**THE TASK**
Below is a listing; write it out exactly and drop any images from it.

□ □ □ □

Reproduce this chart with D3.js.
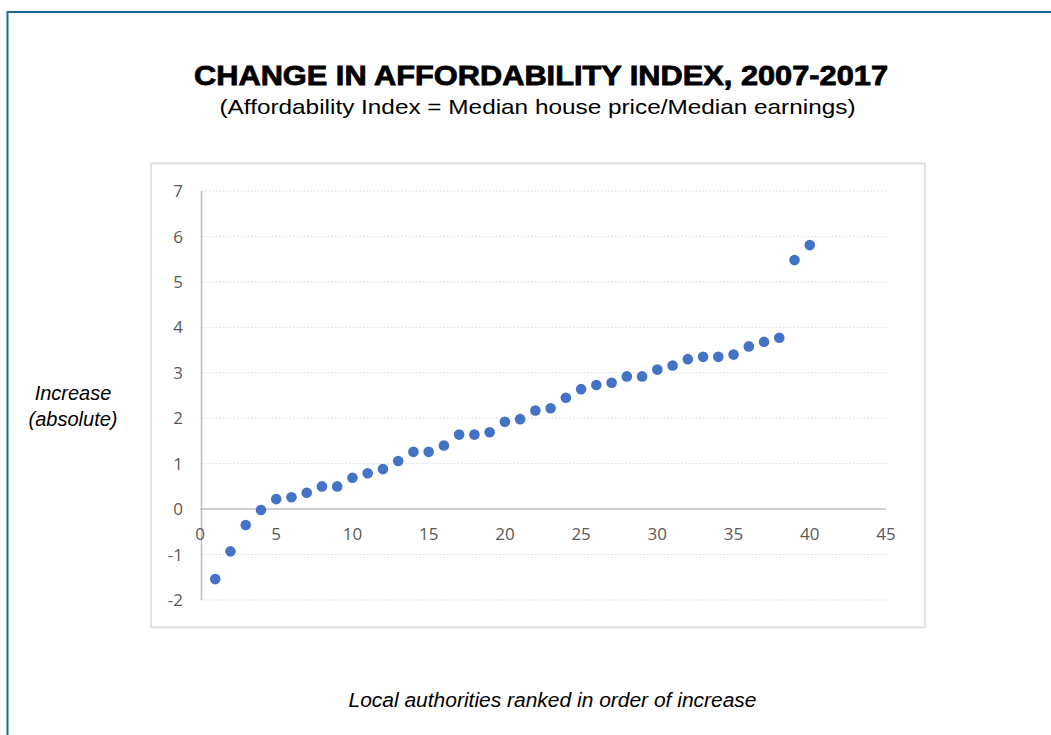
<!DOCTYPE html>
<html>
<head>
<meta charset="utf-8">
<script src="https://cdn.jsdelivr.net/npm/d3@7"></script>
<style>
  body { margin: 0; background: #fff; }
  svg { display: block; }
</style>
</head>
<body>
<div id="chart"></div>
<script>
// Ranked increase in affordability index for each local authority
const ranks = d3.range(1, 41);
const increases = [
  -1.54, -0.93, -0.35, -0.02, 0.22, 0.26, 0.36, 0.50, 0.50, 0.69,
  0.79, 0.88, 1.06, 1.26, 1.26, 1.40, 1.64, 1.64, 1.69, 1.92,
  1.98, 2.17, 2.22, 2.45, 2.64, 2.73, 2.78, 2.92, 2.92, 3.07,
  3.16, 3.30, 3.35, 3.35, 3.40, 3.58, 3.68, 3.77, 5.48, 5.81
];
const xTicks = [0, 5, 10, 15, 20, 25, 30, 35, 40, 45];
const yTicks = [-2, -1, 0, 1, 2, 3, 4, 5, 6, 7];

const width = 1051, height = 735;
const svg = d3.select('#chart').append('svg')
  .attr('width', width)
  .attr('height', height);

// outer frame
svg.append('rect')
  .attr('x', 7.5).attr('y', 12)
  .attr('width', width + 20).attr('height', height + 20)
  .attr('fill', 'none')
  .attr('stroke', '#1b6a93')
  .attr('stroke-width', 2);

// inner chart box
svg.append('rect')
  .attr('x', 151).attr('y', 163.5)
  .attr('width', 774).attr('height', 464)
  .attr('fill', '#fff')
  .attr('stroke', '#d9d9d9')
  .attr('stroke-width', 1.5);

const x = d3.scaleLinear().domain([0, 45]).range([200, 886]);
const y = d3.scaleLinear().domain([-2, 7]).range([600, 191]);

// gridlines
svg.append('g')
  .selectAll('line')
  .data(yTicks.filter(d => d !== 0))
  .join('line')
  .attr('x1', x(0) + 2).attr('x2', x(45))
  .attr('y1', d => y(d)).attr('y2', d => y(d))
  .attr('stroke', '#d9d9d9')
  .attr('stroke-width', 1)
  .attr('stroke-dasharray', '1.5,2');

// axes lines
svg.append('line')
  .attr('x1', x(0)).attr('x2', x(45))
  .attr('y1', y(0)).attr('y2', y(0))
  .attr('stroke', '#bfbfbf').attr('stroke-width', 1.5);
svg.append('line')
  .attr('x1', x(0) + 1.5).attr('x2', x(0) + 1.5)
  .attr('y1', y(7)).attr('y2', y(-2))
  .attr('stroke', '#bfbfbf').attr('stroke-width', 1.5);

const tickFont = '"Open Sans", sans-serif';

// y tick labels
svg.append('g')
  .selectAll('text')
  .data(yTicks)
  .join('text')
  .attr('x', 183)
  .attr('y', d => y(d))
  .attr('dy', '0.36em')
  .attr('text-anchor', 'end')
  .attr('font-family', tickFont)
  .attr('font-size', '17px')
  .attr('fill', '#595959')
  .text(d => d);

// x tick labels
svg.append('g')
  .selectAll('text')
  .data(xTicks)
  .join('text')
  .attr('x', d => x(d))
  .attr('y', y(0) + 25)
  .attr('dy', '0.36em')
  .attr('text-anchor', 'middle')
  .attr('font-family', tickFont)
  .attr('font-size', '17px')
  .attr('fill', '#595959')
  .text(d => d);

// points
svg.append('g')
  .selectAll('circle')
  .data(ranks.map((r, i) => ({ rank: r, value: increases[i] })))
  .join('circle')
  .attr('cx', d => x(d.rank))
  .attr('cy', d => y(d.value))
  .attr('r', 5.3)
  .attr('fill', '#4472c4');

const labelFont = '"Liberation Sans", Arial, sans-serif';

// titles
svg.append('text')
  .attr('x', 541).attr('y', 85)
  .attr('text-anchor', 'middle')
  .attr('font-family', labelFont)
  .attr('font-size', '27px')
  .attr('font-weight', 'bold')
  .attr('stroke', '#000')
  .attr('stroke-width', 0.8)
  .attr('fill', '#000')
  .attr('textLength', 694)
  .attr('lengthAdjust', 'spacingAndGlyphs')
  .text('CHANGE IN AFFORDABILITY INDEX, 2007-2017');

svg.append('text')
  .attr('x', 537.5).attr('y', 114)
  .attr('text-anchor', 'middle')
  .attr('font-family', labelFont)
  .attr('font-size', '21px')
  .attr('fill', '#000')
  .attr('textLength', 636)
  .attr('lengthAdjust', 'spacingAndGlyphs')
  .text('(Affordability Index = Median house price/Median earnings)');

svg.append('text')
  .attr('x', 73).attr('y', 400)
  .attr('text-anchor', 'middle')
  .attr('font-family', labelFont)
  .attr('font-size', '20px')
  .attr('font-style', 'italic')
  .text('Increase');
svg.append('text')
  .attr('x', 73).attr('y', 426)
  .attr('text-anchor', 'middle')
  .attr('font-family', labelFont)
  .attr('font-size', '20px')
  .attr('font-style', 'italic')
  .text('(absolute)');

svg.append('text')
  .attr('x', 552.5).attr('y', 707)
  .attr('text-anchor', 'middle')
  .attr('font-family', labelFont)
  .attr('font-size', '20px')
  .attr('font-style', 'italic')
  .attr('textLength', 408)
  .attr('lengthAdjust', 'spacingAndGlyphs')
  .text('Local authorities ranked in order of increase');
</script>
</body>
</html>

□ □ □ □

**ANSWER TO THE TASK**
Reproduce this chart with D3.js.
<!DOCTYPE html>
<html>
<head>
<meta charset="utf-8">
<script src="https://cdn.jsdelivr.net/npm/d3@7"></script>
<style>
  body { margin: 0; background: #fff; }
  svg { display: block; }
</style>
</head>
<body>
<div id="chart"></div>
<script>
// Ranked increase in affordability index for each local authority
const ranks = d3.range(1, 41);
const increases = [
  -1.54, -0.93, -0.35, -0.02, 0.22, 0.26, 0.36, 0.50, 0.50, 0.69,
  0.79, 0.88, 1.06, 1.26, 1.26, 1.40, 1.64, 1.64, 1.69, 1.92,
  1.98, 2.17, 2.22, 2.45, 2.64, 2.73, 2.78, 2.92, 2.92, 3.07,
  3.16, 3.30, 3.35, 3.35, 3.40, 3.58, 3.68, 3.77, 5.48, 5.81
];
const xTicks = [0, 5, 10, 15, 20, 25, 30, 35, 40, 45];
const yTicks = [-2, -1, 0, 1, 2, 3, 4, 5, 6, 7];

const width = 1051, height = 735;
const svg = d3.select('#chart').append('svg')
  .attr('width', width)
  .attr('height', height);

// outer frame
svg.append('rect')
  .attr('x', 7.5).attr('y', 12)
  .attr('width', width + 20).attr('height', height + 20)
  .attr('fill', 'none')
  .attr('stroke', '#1b6a93')
  .attr('stroke-width', 2);

// inner chart box
svg.append('rect')
  .attr('x', 151).attr('y', 163.5)
  .attr('width', 774).attr('height', 464)
  .attr('fill', '#fff')
  .attr('stroke', '#d9d9d9')
  .attr('stroke-width', 1.5);

const x = d3.scaleLinear().domain([0, 45]).range([200, 886]);
const y = d3.scaleLinear().domain([-2, 7]).range([600, 191]);

// gridlines
svg.append('g')
  .selectAll('line')
  .data(yTicks.filter(d => d !== 0))
  .join('line')
  .attr('x1', x(0) + 2).attr('x2', x(45))
  .attr('y1', d => y(d)).attr('y2', d => y(d))
  .attr('stroke', '#d9d9d9')
  .attr('stroke-width', 1)
  .attr('stroke-dasharray', '1.5,2');

// axes lines
svg.append('line')
  .attr('x1', x(0)).attr('x2', x(45))
  .attr('y1', y(0)).attr('y2', y(0))
  .attr('stroke', '#bfbfbf').attr('stroke-width', 1.5);
svg.append('line')
  .attr('x1', x(0) + 1.5).attr('x2', x(0) + 1.5)
  .attr('y1', y(7)).attr('y2', y(-2))
  .attr('stroke', '#bfbfbf').attr('stroke-width', 1.5);

const tickFont = '"Open Sans", sans-serif';

// y tick labels
svg.append('g')
  .selectAll('text')
  .data(yTicks)
  .join('text')
  .attr('x', 183)
  .attr('y', d => y(d))
  .attr('dy', '0.36em')
  .attr('text-anchor', 'end')
  .attr('font-family', tickFont)
  .attr('font-size', '17px')
  .attr('fill', '#595959')
  .text(d => d);

// x tick labels
svg.append('g')
  .selectAll('text')
  .data(xTicks)
  .join('text')
  .attr('x', d => x(d))
  .attr('y', y(0) + 25)
  .attr('dy', '0.36em')
  .attr('text-anchor', 'middle')
  .attr('font-family', tickFont)
  .attr('font-size', '17px')
  .attr('fill', '#595959')
  .text(d => d);

// points
svg.append('g')
  .selectAll('circle')
  .data(ranks.map((r, i) => ({ rank: r, value: increases[i] })))
  .join('circle')
  .attr('cx', d => x(d.rank))
  .attr('cy', d => y(d.value))
  .attr('r', 5.3)
  .attr('fill', '#4472c4');

const labelFont = '"Liberation Sans", Arial, sans-serif';

// titles
svg.append('text')
  .attr('x', 541).attr('y', 85)
  .attr('text-anchor', 'middle')
  .attr('font-family', labelFont)
  .attr('font-size', '27px')
  .attr('font-weight', 'bold')
  .attr('stroke', '#000')
  .attr('stroke-width', 0.8)
  .attr('fill', '#000')
  .attr('textLength', 694)
  .attr('lengthAdjust', 'spacingAndGlyphs')
  .text('CHANGE IN AFFORDABILITY INDEX, 2007-2017');

svg.append('text')
  .attr('x', 537.5).attr('y', 114)
  .attr('text-anchor', 'middle')
  .attr('font-family', labelFont)
  .attr('font-size', '21px')
  .attr('fill', '#000')
  .attr('textLength', 636)
  .attr('lengthAdjust', 'spacingAndGlyphs')
  .text('(Affordability Index = Median house price/Median earnings)');

svg.append('text')
  .attr('x', 73).attr('y', 400)
  .attr('text-anchor', 'middle')
  .attr('font-family', labelFont)
  .attr('font-size', '20px')
  .attr('font-style', 'italic')
  .text('Increase');
svg.append('text')
  .attr('x', 73).attr('y', 426)
  .attr('text-anchor', 'middle')
  .attr('font-family', labelFont)
  .attr('font-size', '20px')
  .attr('font-style', 'italic')
  .text('(absolute)');

svg.append('text')
  .attr('x', 552.5).attr('y', 707)
  .attr('text-anchor', 'middle')
  .attr('font-family', labelFont)
  .attr('font-size', '20px')
  .attr('font-style', 'italic')
  .attr('textLength', 408)
  .attr('lengthAdjust', 'spacingAndGlyphs')
  .text('Local authorities ranked in order of increase');
</script>
</body>
</html>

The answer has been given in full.